» PROBLEM DESCRIPTION
Go through the records below line by line. Count the lines with "that" and give the count alone.

» RECORDS SHOWN

* * *

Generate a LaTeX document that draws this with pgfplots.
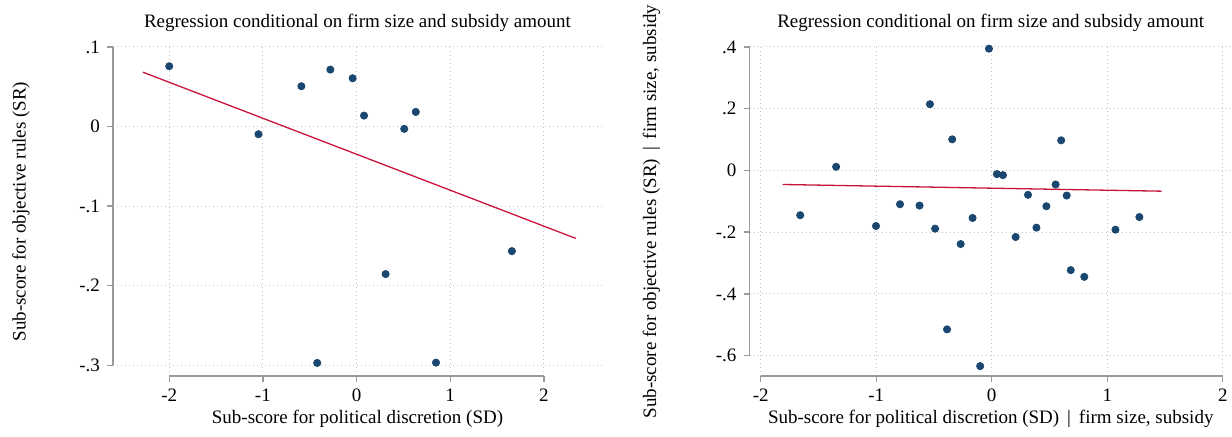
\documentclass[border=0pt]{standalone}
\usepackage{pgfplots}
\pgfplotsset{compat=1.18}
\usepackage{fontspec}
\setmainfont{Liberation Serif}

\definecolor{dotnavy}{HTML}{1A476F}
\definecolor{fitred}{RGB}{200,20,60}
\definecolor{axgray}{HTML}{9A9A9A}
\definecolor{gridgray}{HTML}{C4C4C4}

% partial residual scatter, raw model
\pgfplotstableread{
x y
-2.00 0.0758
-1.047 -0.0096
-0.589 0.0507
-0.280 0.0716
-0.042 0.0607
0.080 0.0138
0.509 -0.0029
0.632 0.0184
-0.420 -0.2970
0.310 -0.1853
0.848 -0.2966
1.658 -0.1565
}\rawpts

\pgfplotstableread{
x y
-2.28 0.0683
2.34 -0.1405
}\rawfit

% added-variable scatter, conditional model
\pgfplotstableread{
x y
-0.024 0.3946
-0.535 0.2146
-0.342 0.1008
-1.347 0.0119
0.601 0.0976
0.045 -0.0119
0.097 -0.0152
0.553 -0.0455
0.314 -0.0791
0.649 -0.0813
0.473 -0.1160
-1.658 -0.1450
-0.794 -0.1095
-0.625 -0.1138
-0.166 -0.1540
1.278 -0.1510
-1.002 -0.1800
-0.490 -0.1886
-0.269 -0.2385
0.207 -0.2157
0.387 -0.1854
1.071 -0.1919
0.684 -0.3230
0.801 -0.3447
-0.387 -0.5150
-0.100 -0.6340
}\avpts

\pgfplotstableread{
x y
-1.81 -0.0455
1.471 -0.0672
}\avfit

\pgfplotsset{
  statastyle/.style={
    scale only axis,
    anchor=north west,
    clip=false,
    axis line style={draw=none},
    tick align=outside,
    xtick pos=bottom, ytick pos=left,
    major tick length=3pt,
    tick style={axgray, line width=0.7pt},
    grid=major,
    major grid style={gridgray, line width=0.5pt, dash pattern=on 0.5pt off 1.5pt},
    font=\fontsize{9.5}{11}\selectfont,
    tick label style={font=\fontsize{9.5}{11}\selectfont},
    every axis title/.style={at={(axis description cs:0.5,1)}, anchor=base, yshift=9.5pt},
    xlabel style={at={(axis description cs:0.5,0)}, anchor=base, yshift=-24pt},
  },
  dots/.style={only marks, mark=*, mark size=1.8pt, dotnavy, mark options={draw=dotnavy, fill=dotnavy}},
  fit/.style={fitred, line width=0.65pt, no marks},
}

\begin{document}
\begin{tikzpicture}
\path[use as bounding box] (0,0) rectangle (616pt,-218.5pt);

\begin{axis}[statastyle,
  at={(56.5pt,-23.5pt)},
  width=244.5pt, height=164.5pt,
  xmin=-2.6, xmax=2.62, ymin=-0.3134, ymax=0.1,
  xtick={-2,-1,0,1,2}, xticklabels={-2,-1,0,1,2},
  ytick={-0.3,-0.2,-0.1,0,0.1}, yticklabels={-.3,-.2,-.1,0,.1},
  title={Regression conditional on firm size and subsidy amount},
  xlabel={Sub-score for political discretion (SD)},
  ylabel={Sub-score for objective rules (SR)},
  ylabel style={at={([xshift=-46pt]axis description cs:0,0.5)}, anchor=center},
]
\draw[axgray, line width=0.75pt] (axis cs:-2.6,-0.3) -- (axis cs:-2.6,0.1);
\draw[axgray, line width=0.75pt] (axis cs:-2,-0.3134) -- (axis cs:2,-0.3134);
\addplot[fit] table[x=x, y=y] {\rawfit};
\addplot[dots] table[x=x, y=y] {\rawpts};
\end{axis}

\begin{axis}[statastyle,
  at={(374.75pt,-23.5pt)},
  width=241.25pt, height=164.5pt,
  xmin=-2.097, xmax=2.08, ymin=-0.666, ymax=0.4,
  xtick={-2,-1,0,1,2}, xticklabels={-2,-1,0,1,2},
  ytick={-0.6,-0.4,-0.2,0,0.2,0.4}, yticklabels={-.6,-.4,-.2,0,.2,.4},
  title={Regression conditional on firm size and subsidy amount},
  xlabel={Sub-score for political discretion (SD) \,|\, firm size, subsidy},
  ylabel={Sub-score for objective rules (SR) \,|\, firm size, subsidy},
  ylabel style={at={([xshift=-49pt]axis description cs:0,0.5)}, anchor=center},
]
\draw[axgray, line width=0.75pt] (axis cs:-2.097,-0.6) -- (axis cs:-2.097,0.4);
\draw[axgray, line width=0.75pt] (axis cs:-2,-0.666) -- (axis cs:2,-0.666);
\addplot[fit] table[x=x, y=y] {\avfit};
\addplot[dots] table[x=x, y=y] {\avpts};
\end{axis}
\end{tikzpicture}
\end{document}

* * *

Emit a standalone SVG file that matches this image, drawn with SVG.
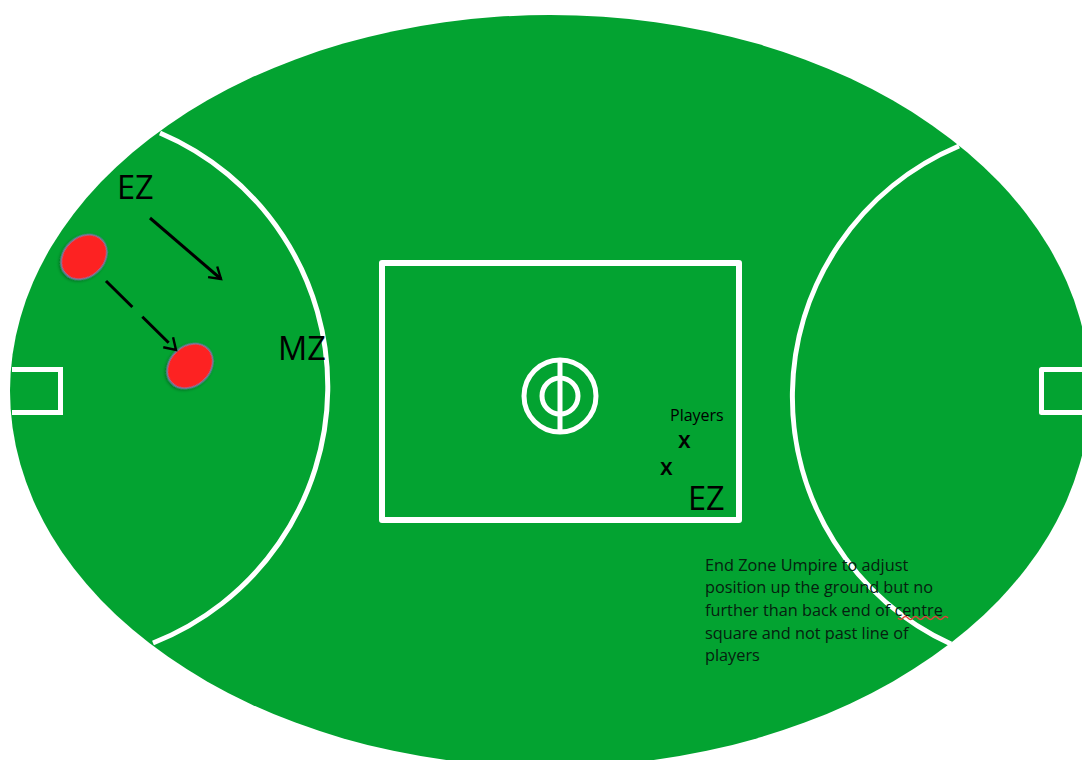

* * *

» CORRECT RESPONSE
2